The CanisterWorm Attack: How a Compromised Scanner Unleashed a Blockchain-Backed npm Worm

Between March 17 and March 24, 2026, the software supply chain was hit by a massive, cascading attack orchestrated by the threat actor group known as TeamPCP. What began as a compromise of a widely trusted security tool rapidly escalated into a self-spreading npm worm known as CanisterWorm.

Phase 1: The Trivy Scanner Compromise

The campaign officially kicked off on March 19, when TeamPCP successfully compromised Aqua Security’s Trivy vulnerability scanner. The attackers exploited a GitHub Actions pull_request_target misconfiguration (tracked as CVE-2026-33634, carrying a critical CVSS score of 9.4). This flaw allowed the threat actors to steal a highly privileged Personal Access Token (PAT).

Armed with this PAT, TeamPCP force-pushed malicious code to 75 of the 76 version tags for the aquasecurity/trivy-action repository. This effectively transformed a trusted security scanner into a massive credential harvester. Over 10,000 CI/CD pipelines inadvertently executed the poisoned action, allowing the attackers to siphon SSH keys, cloud provider credentials, and npm authentication tokens.

As noted by Phoenix Security:

"TeamPCP turned Aqua Security’s own scanner into a credential stealer, force-pushed 76 version tags, and is still inside the organisation — three compromises in under a month, and counting."

Attack Flow: From Trivy CI/CD compromise to the distribution of the CanisterWorm npm infection.

Phase 2: Unleashing CanisterWorm

On March 20, 2026, TeamPCP weaponized the stolen npm tokens to launch the second phase of their campaign: CanisterWorm. This self-spreading npm worm quickly infected at least 135 packages across several high-profile scopes, including @EmilGroup, @opengov, and @airtm.

Kodem Security highlighted the underlying architectural weakness that allowed the worm to spread so effectively:

"The core vulnerability was a flaw in the trust model. Malicious package versions, published through a compromised, trusted account, were automatically integrated into downstream environments during standard installation and CI builds due to their wide adoption."

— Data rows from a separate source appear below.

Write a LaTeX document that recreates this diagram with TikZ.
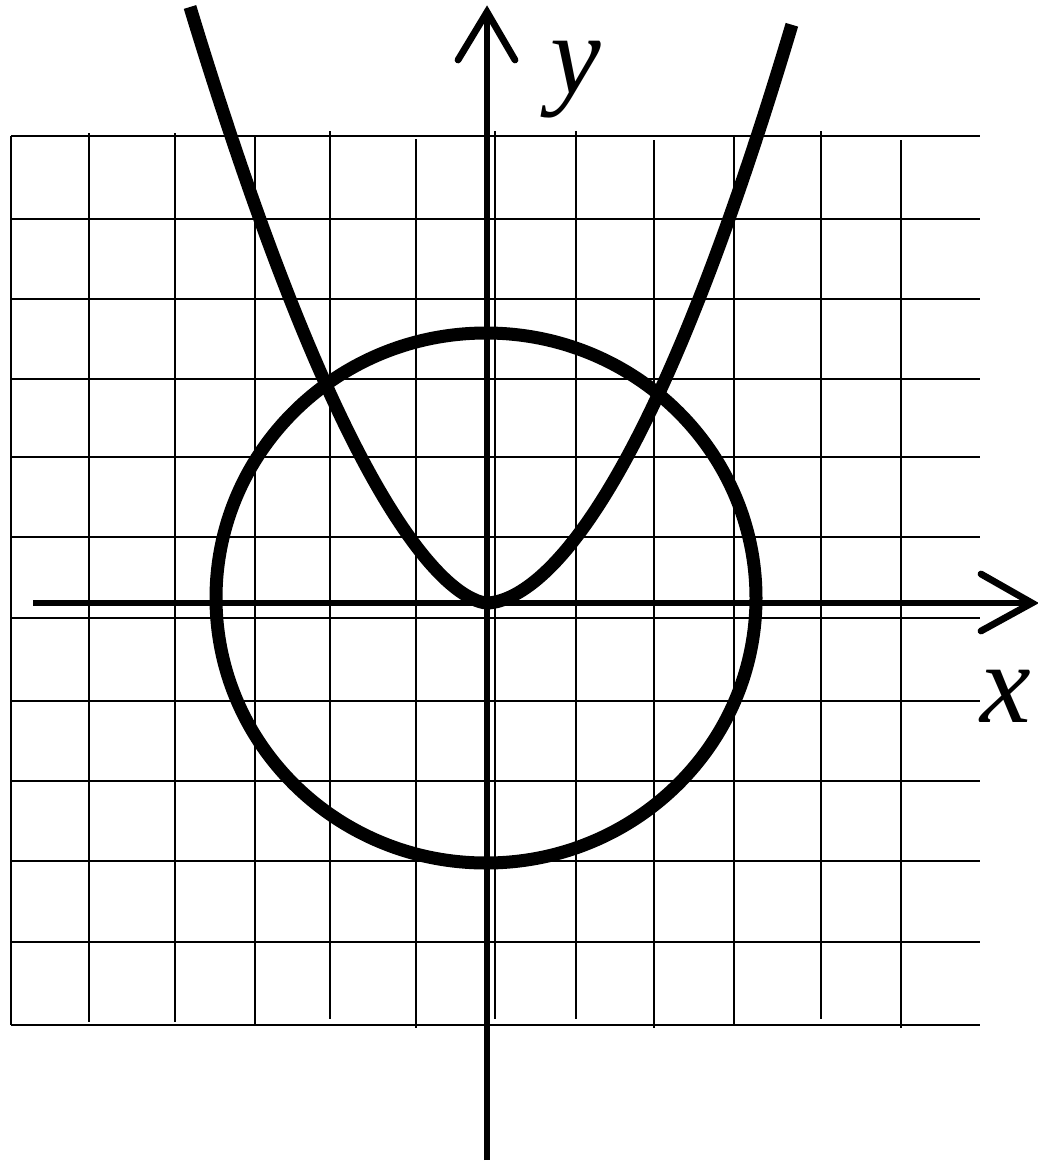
\documentclass[tikz,border=0pt]{standalone}
\usepackage{fontspec}
\setmainfont{Liberation Serif}
\begin{document}
\begin{tikzpicture}[x=0.5pt,y=-0.5pt,
  gridline/.style={line width=1pt,black},
  axisline/.style={line width=3.4pt,black},
  tipline/.style={line width=3.4pt,black,line cap=round,line join=miter},
  curveline/.style={line width=6.5pt,black,line join=round},
  lbl/.style={font=\fontsize{57}{60}\selectfont\itshape,inner sep=0pt}]
\useasboundingbox (0,0) rectangle (1038,1168);
% horizontal grid lines
\foreach \y in {136,219,299,379,457,537,618,701,781,861,942,1025}
  \draw[gridline] (11,\y) -- (980,\y);
% vertical grid lines
\foreach \x/\a/\b in {11/136/1025,89/133/1022,175/133/1022,255/136/1025,330/131/1019,416/139/1028,495/131/1019,576/131/1019,654/140/1028,734/137/1025,821/131/1019,901/140/1028}
  \draw[gridline] (\x,\a) -- (\x,\b);
% axes
\coordinate (xs) at (33,603);
\coordinate (xe) at (1032,603);
\coordinate (ys) at (487,1160);
\coordinate (ye) at (487,12);
\draw[axisline] (xs) -- (xe);
\draw[tipline] (981,574) -- (xe) -- (981,631);
\draw[axisline] (ys) -- (ye);
\draw[tipline] (458,60) -- (ye) -- (515,60);
% circle
\draw[curveline] (486,598) ellipse [x radius=270, y radius=265];
% parabola-like curve
\draw[curveline] plot[domain=-2.97:-0.0001, samples=90, variable=\t] ({487+100*\t},{603-100*pow(-\t,1.64)})
  -- plot[domain=0.0001:3.05, samples=90, variable=\t] ({487+100*\t},{603-80.4*pow(\t,1.77)});
% labels
\node[lbl] (ylab) at (576,80) {y};
\node[lbl] (xlab) at (1006,696) {x};
\end{tikzpicture}
\end{document}
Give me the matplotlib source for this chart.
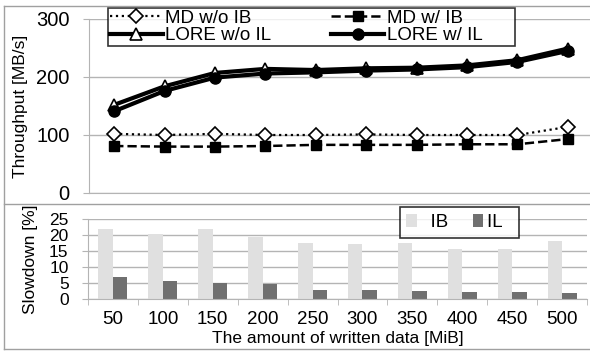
import numpy as np
import matplotlib.pyplot as plt
from matplotlib.lines import Line2D

plt.rcParams['font.family'] = ['Liberation Sans', 'DejaVu Sans']

# data
sizes = ['50', '100', '150', '200', '250', '300', '350', '400', '450', '500']
md_wo_ib = [102, 100, 102, 100, 100, 101, 100, 100, 100, 114]
md_w_ib = [81, 80, 80, 81, 83, 83, 83, 84, 84, 93]
lore_wo_il = [152, 184, 207, 214, 212, 215, 216, 220, 229, 249]
lore_w_il = [141, 176, 199, 206, 208, 211, 213, 217, 226, 245]
slow_ib = [22.0, 20.2, 22.0, 19.3, 17.4, 17.1, 17.4, 15.5, 15.5, 18.1]
slow_il = [6.8, 5.6, 5.1, 4.8, 2.8, 2.8, 2.4, 2.2, 2.2, 1.9]

W, H = 590, 351
fig = plt.figure(figsize=(W / 100, H / 100), dpi=100)
x = np.arange(len(sizes))
grid_c = '#b4b4b4'

def px(l, t, r, b):
    return [l / W, 1 - b / H, (r - l) / W, (b - t) / H]

# throughput panel
ax1 = fig.add_axes(px(89, 19, 593, 193))
ax1.plot(x, md_wo_ib, ':', color='black', lw=1.6, marker='D', ms=7,
         mfc='white', mec='black', mew=1.2, label='MD w/o IB')
ax1.plot(x, lore_wo_il, '-', color='black', lw=3, marker='^', ms=8,
         mfc='white', mec='black', mew=1.2, label='LORE w/o IL')
ax1.plot(x, md_w_ib, '--', color='black', lw=1.8, marker='s', ms=7,
         mfc='black', mec='black', label='MD w/ IB')
ax1.plot(x, lore_w_il, '-', color='black', lw=3, marker='o', ms=8,
         mfc='black', mec='black', label='LORE w/ IL')
ax1.set_xlim(-0.5, 9.5)
ax1.set_ylim(0, 300)
ax1.set_yticks([0, 100, 200, 300])
ax1.set_xticks([])
ax1.yaxis.grid(True, color=grid_c, lw=1)
ax1.set_axisbelow(True)
for s in ['top', 'right']:
    ax1.spines[s].set_visible(False)
for s in ['left', 'bottom']:
    ax1.spines[s].set_color(grid_c)
ax1.tick_params(axis='y', labelsize=14.5, color=grid_c, length=4, pad=10)
ax1.set_ylabel('Throughput [MB/s]', fontsize=12.5, labelpad=6)
leg1 = ax1.legend(ncol=2, loc='upper left', bbox_to_anchor=(0.038, 1.063),
                  fontsize=13.5, frameon=True, fancybox=False, edgecolor='black',
                  handlelength=2.8, handletextpad=0.15, columnspacing=3.2,
                  borderpad=0.1, labelspacing=0.0, borderaxespad=0)
leg1.get_frame().set_linewidth(1.2)
leg1.get_texts()[3].set_text('LORE w/ IL      ')

# slowdown panel
ax2 = fig.add_axes(px(88, 219, 587, 299))
bw = 0.29
ax2.bar(x - bw / 2, slow_ib, bw, color='#e0e0e0', label='IB')
ax2.bar(x + bw / 2, slow_il, bw, color='#707070', label='IL')
ax2.set_xlim(-0.5, 9.5)
ax2.set_ylim(0, 25)
ax2.set_yticks([0, 5, 10, 15, 20, 25])
ax2.set_xticks(x)
ax2.set_xticklabels(sizes)
ax2.set_xticks(np.arange(-0.5, 10, 1), minor=True)
ax2.tick_params(axis='x', which='major', length=0, labelsize=13.5, pad=9)
ax2.tick_params(axis='x', which='minor', length=4, color=grid_c)
ax2.tick_params(axis='y', labelsize=12.5, color=grid_c, length=4, pad=10)
ax2.yaxis.grid(True, color=grid_c, lw=1)
ax2.set_axisbelow(True)
for s in ['top', 'right']:
    ax2.spines[s].set_visible(False)
for s in ['left', 'bottom']:
    ax2.spines[s].set_color(grid_c)
ax2.set_ylabel('Slowdown [%]', fontsize=12.5, labelpad=8)
ax2.set_xlabel('The amount of written data [MiB]', fontsize=12.5)
ax2.xaxis.set_label_coords(0.5, -0.4)
leg2 = ax2.legend(ncol=2, loc='upper left', bbox_to_anchor=(0.625, 1.15),
                  fontsize=13.5, frameon=True, fancybox=False, edgecolor='black',
                  handlelength=0.55, handleheight=0.75, handletextpad=0.2,
                  columnspacing=1.3, borderpad=0.35, borderaxespad=0)
leg2.get_frame().set_linewidth(1.2)
leg2.get_texts()[0].set_text('  IB')
leg2.get_texts()[1].set_text('IL  ')

# outer frame and separator
frame_c = '#a0a0a0'
for xs, ys in [([4, W], [6, 6]), ([4, 4], [6, 349]), ([4, W], [349, 349]),
               ([4, W], [204, 204])]:
    fig.lines.append(Line2D([v / W for v in xs], [1 - v / H for v in ys],
                            transform=fig.transFigure, color=frame_c, lw=1))

fig.savefig('out.png', dpi=100)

CanisterWorm relies on a malicious postinstall hook. When an infected package is installed, the hook immediately begins harvesting local credentials. While the credential theft components are OS-agnostic—affecting macOS, Windows, and Linux environments—the worm's ultimate payload is highly targeted.

Phase 3: The Unkillable Blockchain C2

The most sophisticated aspect of CanisterWorm is its persistence mechanism and command-and-control (C2) infrastructure. The worm deploys a persistent Python-based backdoor specifically designed for Linux systems, establishing persistence via systemd user services.

To evade traditional incident response and infrastructure takedowns, TeamPCP hosted their C2 on the Internet Computer Protocol (ICP) blockchain.

Mend.io provided critical insight into this evasion tactic:

"CanisterWorm is explicitly designed to target Linux systems... it connects to a command-and-control server built on the Internet Computer Protocol (ICP), a decentralized blockchain network. Because ICP has no single host or provider, the C2 infrastructure cannot be taken down through a conventional takedown request."

Blockchain-based C2 infrastructure uses decentralized ledgers to distribute commands, making the network highly resistant to traditional shutdown methods.

Immediate Remediation Steps

As the fallout from the TeamPCP campaign continues to unfold, organizations must take immediate action:

1. Rotate All Credentials: Any secrets, SSH keys, cloud credentials, or npm tokens exposed to CI/CD pipelines utilizing aquasecurity/trivy-action between March 19 and March 24 must be considered compromised and rotated immediately.
2. Audit npm Dependencies: Scan your environments for any packages under the @EmilGroup, @opengov, or @airtm scopes, as well as any unexpected postinstall executions.
3. Hunt for Persistence: On Linux workstations and servers, check systemd user services for unauthorized Python scripts establishing outbound connections to ICP network gateways.

The CanisterWorm attack is a stark reminder that in the modern software supply chain, a compromise of a trusted security tool can rapidly cascade into an ecosystem-wide disaster.